Hello everyone!
Today I want to talk about my experiment in spot trading. Perhaps some of you have wondered what would happen if you traded on the exchange relying solely on chance? That is, not paying attention to any market conditions, but simply randomly buying and selling. In fact, such cases already exist, even hamsters have been involved in trading.
But I was also curious. I don't have a hamster, but I do have Python... So...
Forget everything you know about trading! Technical analysis? Fundamental factors? Patterns, indicators, insider information? None of it matters!
All that matters is chance!
I created an algorithm to work through the Binance API. This algorithm created a market order with a random side (BUY or SELL) at random intervals (between 30 and 360 seconds), and a random percentage of available assets (between 20 and 80 percent).
But of course, I didn't want to risk real funds, so I ran this algorithm on testnet.binance.vision.
This is a sandbox for testing API tools. The market is virtually identical, but there are far fewer trading pairs.
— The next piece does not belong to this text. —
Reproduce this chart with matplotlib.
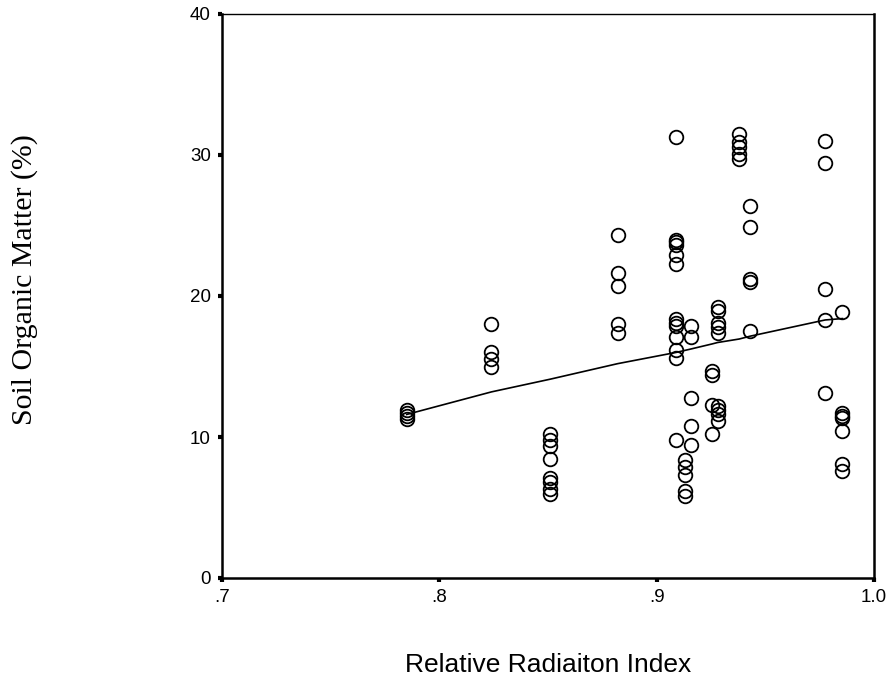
import numpy as np
import matplotlib.pyplot as plt

# Relative radiation index groups and soil organic matter (%)
x_785 = [0.785] * 4
y_785 = [11.95, 11.7, 11.5, 11.25]
x_824 = [0.824] * 4
y_824 = [18.0, 16.0, 15.5, 15.0]
x_851 = [0.851] * 8
y_851 = [10.2, 9.8, 9.35, 8.45, 7.1, 6.8, 6.3, 5.95]
x_882 = [0.882] * 5
y_882 = [24.3, 21.6, 20.7, 18.0, 17.4]
x_909 = [0.909] * 13
y_909 = [31.3, 24.0, 23.8, 23.6, 22.9, 22.3, 18.4, 18.1, 17.9, 17.1, 16.2, 15.6, 9.8]
x_913 = [0.913] * 5
y_913 = [8.4, 7.9, 7.3, 6.2, 5.85]
x_916 = [0.916] * 5
y_916 = [17.9, 17.1, 12.8, 10.8, 9.4]
x_925 = [0.9255] * 4
y_925 = [14.7, 14.4, 12.3, 10.2]
x_928 = [0.928] * 9
y_928 = [19.2, 18.95, 18.1, 17.8, 17.4, 12.2, 11.95, 11.6, 11.1]
x_938 = [0.938] * 5
y_938 = [31.5, 30.9, 30.6, 30.1, 29.7]
x_943 = [0.943] * 5
y_943 = [26.4, 24.9, 21.2, 21.0, 17.5]
x_977 = [0.9775] * 5
y_977 = [31.0, 29.4, 20.5, 18.3, 13.1]
x_986 = [0.9855] * 7
y_986 = [18.9, 11.7, 11.5, 11.35, 10.45, 8.1, 7.6]

# fit line
fit_x = [0.785, 0.824, 0.851, 0.882, 0.909, 0.916, 0.9255, 0.928, 0.938, 0.943, 0.9775, 0.9855]
fit_y = [11.6, 13.2, 14.1, 15.2, 16.0, 16.25, 16.6, 16.7, 16.95, 17.15, 18.3, 18.4]

xs = np.concatenate([x_785, x_824, x_851, x_882, x_909, x_913, x_916,
                     x_925, x_928, x_938, x_943, x_977, x_986])
ys = np.concatenate([y_785, y_824, y_851, y_882, y_909, y_913, y_916,
                     y_925, y_928, y_938, y_943, y_977, y_986])

x_ticks = [0.7, 0.8, 0.9, 1.0]
x_tick_labels = ['.7', '.8', '.9', '1.0']
y_ticks = [0, 10, 20, 30, 40]

fig = plt.figure(figsize=(8.88, 6.77), dpi=100)
ax = fig.add_axes([222 / 888, 1 - 578 / 677, (874 - 222) / 888, (578 - 14) / 677])

ax.plot(fit_x, fit_y, color='black', linewidth=1.2)
ax.plot(xs, ys, linestyle='none', marker='o', markersize=9.8,
        markerfacecolor='none', markeredgecolor='black', markeredgewidth=1.3)

ax.set_xlim(0.7, 1.0)
ax.set_ylim(0, 40)
ax.set_xticks(x_ticks)
ax.set_xticklabels(x_tick_labels)
ax.set_yticks(y_ticks)
ax.tick_params(direction='out', length=3, width=3, labelsize=13.5, pad=5)
for lab in ax.get_xticklabels() + ax.get_yticklabels():
    lab.set_family('Liberation Sans')

for side in ['left', 'bottom', 'right']:
    ax.spines[side].set_linewidth(1.8)
ax.spines['top'].set_linewidth(1.0)

fig.text(548 / 888, 1 - 665 / 677, 'Relative Radiaiton Index', ha='center', va='center',
         fontsize=19, family='Liberation Sans')
fig.text(25 / 888, 1 - 280 / 677, 'Soil Organic Matter (%)', ha='center', va='center',
         rotation=90, fontsize=21.5, family='Liberation Serif')

fig.savefig('out.png', dpi=100)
The algorithm was executed for approximately 8 hours and during that time, it made 286 trades with the BTCBUSD pair. At the beginning, I had 3 199.45 BUSD.
At the end, almost all remaining BTC was sold, and as a result, I had 3 180.44 BUSD and 0.00005 BTC (just over 1 BUSD). That is, I lost 0.59% of my assets.
Despite loss my assets, it's not that much. Traders carefully weigh their decisions and take into account a range of factors, including technical and fundamental analysis, market trends, and more, and even then they can experience much greater losses.
However, it's important to note that relying solely on chance during trading is not a viable strategy, as it's very risky and can lead to significant losses.
This experiment serves as a reminder that there are no guarantees in trading and that even careful planning and research cannot protect against losses. Therefore, sufficient attention should be paid to money management.